Quote the listing below in full and exactly as written, but omit every picture.

··········

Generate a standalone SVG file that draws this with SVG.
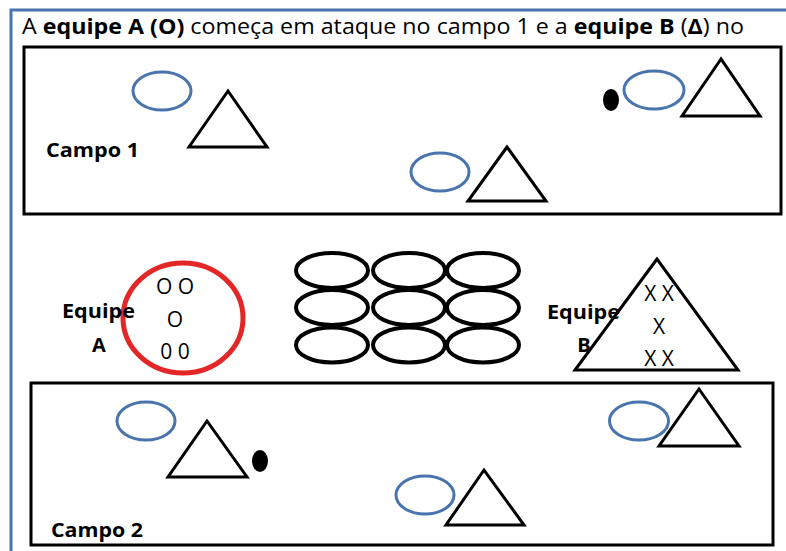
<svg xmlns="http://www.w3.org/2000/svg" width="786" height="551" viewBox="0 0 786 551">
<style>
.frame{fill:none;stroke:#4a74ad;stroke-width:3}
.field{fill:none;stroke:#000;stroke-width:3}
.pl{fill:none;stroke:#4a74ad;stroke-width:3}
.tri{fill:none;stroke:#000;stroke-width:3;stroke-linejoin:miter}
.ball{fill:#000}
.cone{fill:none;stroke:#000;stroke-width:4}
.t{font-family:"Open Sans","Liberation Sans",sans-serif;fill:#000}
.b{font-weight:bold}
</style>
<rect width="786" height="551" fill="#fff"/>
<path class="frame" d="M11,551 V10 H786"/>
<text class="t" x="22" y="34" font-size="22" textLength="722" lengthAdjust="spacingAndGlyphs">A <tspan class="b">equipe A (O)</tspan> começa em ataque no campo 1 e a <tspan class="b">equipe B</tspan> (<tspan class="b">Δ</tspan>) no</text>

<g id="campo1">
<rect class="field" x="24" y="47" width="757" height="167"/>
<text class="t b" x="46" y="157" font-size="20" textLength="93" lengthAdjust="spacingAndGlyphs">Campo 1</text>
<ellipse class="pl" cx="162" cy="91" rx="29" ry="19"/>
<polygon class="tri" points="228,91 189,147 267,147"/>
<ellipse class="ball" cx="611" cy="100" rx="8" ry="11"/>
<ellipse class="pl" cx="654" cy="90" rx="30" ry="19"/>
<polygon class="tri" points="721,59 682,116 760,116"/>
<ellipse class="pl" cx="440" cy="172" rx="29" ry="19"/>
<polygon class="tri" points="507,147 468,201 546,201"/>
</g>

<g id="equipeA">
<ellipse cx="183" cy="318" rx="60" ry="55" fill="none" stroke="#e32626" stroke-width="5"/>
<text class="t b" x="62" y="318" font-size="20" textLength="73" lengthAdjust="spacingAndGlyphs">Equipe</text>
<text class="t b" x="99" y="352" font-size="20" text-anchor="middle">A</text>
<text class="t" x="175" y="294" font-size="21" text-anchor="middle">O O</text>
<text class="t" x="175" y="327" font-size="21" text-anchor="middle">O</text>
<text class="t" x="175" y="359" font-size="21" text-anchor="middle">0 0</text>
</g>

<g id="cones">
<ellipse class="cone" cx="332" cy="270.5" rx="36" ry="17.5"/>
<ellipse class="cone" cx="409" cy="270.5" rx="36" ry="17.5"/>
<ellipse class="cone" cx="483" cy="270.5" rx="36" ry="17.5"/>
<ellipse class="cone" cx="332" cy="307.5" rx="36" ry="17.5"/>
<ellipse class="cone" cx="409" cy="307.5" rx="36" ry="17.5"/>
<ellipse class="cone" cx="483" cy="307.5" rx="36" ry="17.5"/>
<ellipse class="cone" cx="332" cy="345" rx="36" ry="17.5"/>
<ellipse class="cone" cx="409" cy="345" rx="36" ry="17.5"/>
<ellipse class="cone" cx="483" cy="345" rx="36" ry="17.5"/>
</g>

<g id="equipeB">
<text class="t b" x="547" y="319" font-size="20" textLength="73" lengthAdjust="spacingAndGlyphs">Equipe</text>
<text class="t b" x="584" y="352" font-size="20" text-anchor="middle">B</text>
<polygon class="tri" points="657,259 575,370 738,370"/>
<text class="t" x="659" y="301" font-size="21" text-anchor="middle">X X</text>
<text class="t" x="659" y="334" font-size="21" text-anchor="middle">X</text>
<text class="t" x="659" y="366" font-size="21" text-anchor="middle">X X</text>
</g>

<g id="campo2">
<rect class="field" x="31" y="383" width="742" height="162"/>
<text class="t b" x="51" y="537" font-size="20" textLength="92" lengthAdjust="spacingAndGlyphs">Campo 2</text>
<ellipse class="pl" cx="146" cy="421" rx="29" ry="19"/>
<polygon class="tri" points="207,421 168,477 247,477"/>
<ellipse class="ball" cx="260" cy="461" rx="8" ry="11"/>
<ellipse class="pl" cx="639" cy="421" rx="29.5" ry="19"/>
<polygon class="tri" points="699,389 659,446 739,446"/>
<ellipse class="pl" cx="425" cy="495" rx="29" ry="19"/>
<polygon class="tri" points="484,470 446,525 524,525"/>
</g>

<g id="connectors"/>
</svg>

··········

**Solution for this task:**
Generate a standalone SVG file that draws this with SVG.
<svg xmlns="http://www.w3.org/2000/svg" width="786" height="551" viewBox="0 0 786 551">
<style>
.frame{fill:none;stroke:#4a74ad;stroke-width:3}
.field{fill:none;stroke:#000;stroke-width:3}
.pl{fill:none;stroke:#4a74ad;stroke-width:3}
.tri{fill:none;stroke:#000;stroke-width:3;stroke-linejoin:miter}
.ball{fill:#000}
.cone{fill:none;stroke:#000;stroke-width:4}
.t{font-family:"Open Sans","Liberation Sans",sans-serif;fill:#000}
.b{font-weight:bold}
</style>
<rect width="786" height="551" fill="#fff"/>
<path class="frame" d="M11,551 V10 H786"/>
<text class="t" x="22" y="34" font-size="22" textLength="722" lengthAdjust="spacingAndGlyphs">A <tspan class="b">equipe A (O)</tspan> começa em ataque no campo 1 e a <tspan class="b">equipe B</tspan> (<tspan class="b">Δ</tspan>) no</text>

<g id="campo1">
<rect class="field" x="24" y="47" width="757" height="167"/>
<text class="t b" x="46" y="157" font-size="20" textLength="93" lengthAdjust="spacingAndGlyphs">Campo 1</text>
<ellipse class="pl" cx="162" cy="91" rx="29" ry="19"/>
<polygon class="tri" points="228,91 189,147 267,147"/>
<ellipse class="ball" cx="611" cy="100" rx="8" ry="11"/>
<ellipse class="pl" cx="654" cy="90" rx="30" ry="19"/>
<polygon class="tri" points="721,59 682,116 760,116"/>
<ellipse class="pl" cx="440" cy="172" rx="29" ry="19"/>
<polygon class="tri" points="507,147 468,201 546,201"/>
</g>

<g id="equipeA">
<ellipse cx="183" cy="318" rx="60" ry="55" fill="none" stroke="#e32626" stroke-width="5"/>
<text class="t b" x="62" y="318" font-size="20" textLength="73" lengthAdjust="spacingAndGlyphs">Equipe</text>
<text class="t b" x="99" y="352" font-size="20" text-anchor="middle">A</text>
<text class="t" x="175" y="294" font-size="21" text-anchor="middle">O O</text>
<text class="t" x="175" y="327" font-size="21" text-anchor="middle">O</text>
<text class="t" x="175" y="359" font-size="21" text-anchor="middle">0 0</text>
</g>

<g id="cones">
<ellipse class="cone" cx="332" cy="270.5" rx="36" ry="17.5"/>
<ellipse class="cone" cx="409" cy="270.5" rx="36" ry="17.5"/>
<ellipse class="cone" cx="483" cy="270.5" rx="36" ry="17.5"/>
<ellipse class="cone" cx="332" cy="307.5" rx="36" ry="17.5"/>
<ellipse class="cone" cx="409" cy="307.5" rx="36" ry="17.5"/>
<ellipse class="cone" cx="483" cy="307.5" rx="36" ry="17.5"/>
<ellipse class="cone" cx="332" cy="345" rx="36" ry="17.5"/>
<ellipse class="cone" cx="409" cy="345" rx="36" ry="17.5"/>
<ellipse class="cone" cx="483" cy="345" rx="36" ry="17.5"/>
</g>

<g id="equipeB">
<text class="t b" x="547" y="319" font-size="20" textLength="73" lengthAdjust="spacingAndGlyphs">Equipe</text>
<text class="t b" x="584" y="352" font-size="20" text-anchor="middle">B</text>
<polygon class="tri" points="657,259 575,370 738,370"/>
<text class="t" x="659" y="301" font-size="21" text-anchor="middle">X X</text>
<text class="t" x="659" y="334" font-size="21" text-anchor="middle">X</text>
<text class="t" x="659" y="366" font-size="21" text-anchor="middle">X X</text>
</g>

<g id="campo2">
<rect class="field" x="31" y="383" width="742" height="162"/>
<text class="t b" x="51" y="537" font-size="20" textLength="92" lengthAdjust="spacingAndGlyphs">Campo 2</text>
<ellipse class="pl" cx="146" cy="421" rx="29" ry="19"/>
<polygon class="tri" points="207,421 168,477 247,477"/>
<ellipse class="ball" cx="260" cy="461" rx="8" ry="11"/>
<ellipse class="pl" cx="639" cy="421" rx="29.5" ry="19"/>
<polygon class="tri" points="699,389 659,446 739,446"/>
<ellipse class="pl" cx="425" cy="495" rx="29" ry="19"/>
<polygon class="tri" points="484,470 446,525 524,525"/>
</g>

<g id="connectors"/>
</svg>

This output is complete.